Though only the first course had been served, the table was pushed aside and Edison began limbering up his legs in the middle of the room. Daniels’ story was that the electrical wizard made the highest kick he’d ever seen and smashed the globe to smithereens. Ford missed by a fraction of an inch.
Through the rest of the lunch Edison was busy crowing over Ford: “You are a younger man than I but I can outkick you.”
It wasn’t till the arrival of the icecream that McCormick could get his guests’ attention back to the needs of the Democratic campaign. All his pretty speeches about the President’s great work for peace were of no avail. Ford was a little leery of the word since the razzing he’d taken over the fiasco of his “peace ark” the winter before. “All this campaign spending is the bunk,” he said. “I wouldn’t give a dollar to any campaign committee.”
In the end he was induced to run a series of newspaper advertisements which kept Ford products in the public eye at the same time as they gave reasons why people should vote for Woodrow Wilson. All McCormick got out of Edison was a catchy statement: “They say Wilson has blundered. Perhaps he has but I notice he usually blunders forward.”
The Eight Hour Day
One reason why money was shy was Wilson’s appointment of a Louisvilleborn Boston lawyer named Louis D. Brandeis to the Supreme Court. Brandeis, a scholarly product of the Harvard Law School, had made his career in the harrying of monopolies and trusts in the interests of the consumer. Bigness was his bugaboo. He was the knight errant of the small man. Conservatives looked with suspicion upon his glittering pronouncements.

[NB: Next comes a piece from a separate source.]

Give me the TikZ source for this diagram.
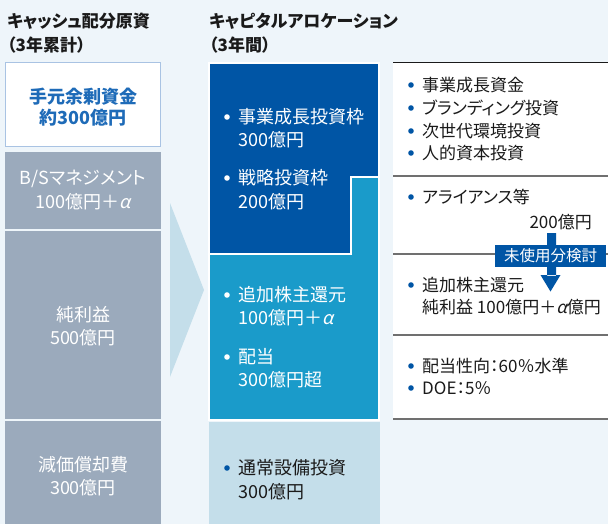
\documentclass[tikz,border=0pt]{standalone}
\usepackage{fontspec}
\setmainfont{Noto Sans CJK JP}[RawFeature={+palt}]
\newfontfamily\slfont{Noto Sans CJK JP}[FakeSlant=0.22]
\newcommand{\alp}{{\slfont α}}
\definecolor{bgc}{HTML}{EEF5FA}
\definecolor{grayc}{HTML}{9BAABC}
\definecolor{darkb}{HTML}{0055A5}
\definecolor{midb}{HTML}{1A9BCA}
\definecolor{lightb}{HTML}{C4DEEA}
\definecolor{txtb}{HTML}{1E6BB8}
\definecolor{brd}{HTML}{A9C3E3}
\definecolor{txtk}{HTML}{1A1A1A}
\definecolor{linec}{HTML}{707070}
\tikzset{
  ttl/.style={anchor=base west,inner sep=0pt,font=\fontsize{17}{20}\selectfont\bfseries,text=txtk},
  lt/.style={anchor=base,inner sep=0pt,font=\fontsize{18}{22}\selectfont,text=white},
  mt/.style={anchor=base west,inner sep=0pt,font=\fontsize{18}{22}\selectfont,text=white},
  rt/.style={anchor=base west,inner sep=0pt,font=\fontsize{17}{20}\selectfont,text=txtk},
  wbul/.style={fill=white},
  bbul/.style={fill=darkb},
  sep/.style={draw=linec,line width=1.3pt},
}
\begin{document}
\begin{tikzpicture}[x=1pt,y=-1pt]
\useasboundingbox (0,0) rectangle (608,524);
\fill[bgc] (0,0) rectangle (608,524);
% titles
\node[ttl] (t1) at (7,27.5) {キャッシュ配分原資};
\node[ttl] (t2) at (7,52) {（3年累計）};
\node[ttl] (t3) at (209,27.5) {キャピタルアロケーション};
\node[ttl] (t4) at (209,52) {（3年間）};
% left column
\fill[white] (5,62) rectangle (161,147);
\draw[brd,line width=1pt] (5.5,62.5) rectangle (160.5,146.5);
\fill[grayc] (5,152) rectangle (161,229);
\fill[grayc] (5,231) rectangle (161,419);
\fill[grayc] (5,421) rectangle (161,524);
\node[lt,text=txtb,font=\fontsize{18}{22}\selectfont\bfseries] (a1) at (83,103.7) {手元余剰資金};
\node[lt,text=txtb,font=\fontsize{18}{22}\selectfont\bfseries] (a2) at (83,124.7) {約300億円};
\node[lt] (b1) at (83,184.7) {B/Sマネジメント};
\node[lt] (b2) at (83,208.7) {100億円＋\alp};
\node[lt] (c1) at (83,321.7) {純利益};
\node[lt] (c2) at (83,344.7) {500億円};
\node[lt] (d1) at (83,471.7) {減価償却費};
\node[lt] (d2) at (83,494.7) {300億円};
% chevron
\fill[lightb] (170,203) -- (204,290) -- (170,377) -- cycle;
% middle column
\fill[midb] (209,176) rectangle (379,420);
\fill[darkb,draw=white,line width=1.5pt] (209,63) -- (379,63) -- (379,177) -- (351,177) -- (351,254) -- (209,254) -- cycle;
\draw[white,line width=1.5pt] (351,177) -- (379,177) -- (379,420) -- (209,420) -- (209,254);
\fill[lightb] (209,422) rectangle (380,524);
\fill[wbul] (227,117) circle (2.8);
\node[mt] (m1) at (238,123.7) {事業成長投資枠};
\node[mt] (m2) at (238,146.7) {300億円};
\fill[wbul] (227,178) circle (2.8);
\node[mt] (m3) at (238,184.7) {戦略投資枠};
\node[mt] (m4) at (238,208.7) {200億円};
\fill[wbul] (227,295) circle (2.8);
\node[mt] (m5) at (238,301.7) {追加株主還元};
\node[mt] (m6) at (238,324.7) {100億円＋\alp};
\fill[wbul] (227,357) circle (2.8);
\node[mt] (m7) at (238,363.7) {配当};
\node[mt] (m8) at (238,386.7) {300億円超};
\fill[bbul] (227,468) circle (2.8);
\node[mt,text=txtk] (m9) at (238,474.7) {通常設備投資};
\node[mt,text=txtk] (m10) at (238,498.7) {300億円};
% right column
\fill[white] (393,62) rectangle (608,419);
\draw[txtk,line width=1pt] (393,62.5) -- (608,62.5);
\draw[sep] (393,176) -- (608,176);
\draw[sep] (393,254) -- (608,254);
\draw[sep] (393,335) -- (608,335);
\draw[sep] (393,419) -- (608,419);
\fill[bbul] (411,85) circle (2.8);
\node[rt] (r1) at (422,91.3) {事業成長資金};
\fill[bbul] (411,108) circle (2.8);
\node[rt] (r2) at (422,114.3) {ブランディング投資};
\fill[bbul] (411,131) circle (2.8);
\node[rt] (r3) at (422,137.3) {次世代環境投資};
\fill[bbul] (411,153) circle (2.8);
\node[rt] (r4) at (422,159.3) {人的資本投資};
\fill[bbul] (411,197) circle (2.8);
\node[rt] (r5) at (422,203.3) {アライアンス等};
\node[rt,anchor=base east] (r6) at (592,228.3) {200億円};
\fill[bbul] (411,285) circle (2.8);
\node[rt] (r7) at (422,291.3) {追加株主還元};
\node[rt] (r8) at (422,313.3) {純利益 100億円＋\alp 億円};
\fill[bbul] (411,366) circle (2.8);
\node[rt] (r9) at (422,372.3) {配当性向：60％水準};
\fill[bbul] (411,388) circle (2.8);
\node[rt] (r10) at (422,394.3) {DOE：5％};
% arrow
\fill[darkb] (547,233) rectangle (556,276) (540.5,275) -- (560.5,275) -- (550.5,291.5) -- cycle;
\fill[darkb] (495,245) rectangle (606,267);
\node[anchor=base,inner sep=0pt,font=\fontsize{15.5}{18}\selectfont,text=white] (lab) at (550.5,261.7) {未使用分検討};
\end{tikzpicture}
\end{document}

Even Taft, broadminded as he was, considered his appointment “the worst possible,” and every conservative voice in the country was raised against him in the bitter battle for approval of his appointment in the Senate.
Another reason was the La Follette Act establishing improved working conditions for American seamen, and greatly increasing the cost of operating merchantships under the American flag, which business blamed the President for conniving at. A third was the amendment to the Clayton Act exempting laborunions from the antitrust laws. A fourth was the Adamson Law establishing an eight hour day and arbitration procedures for railroad labor. To most of the business community the eight hour day was still a red flag to a bull.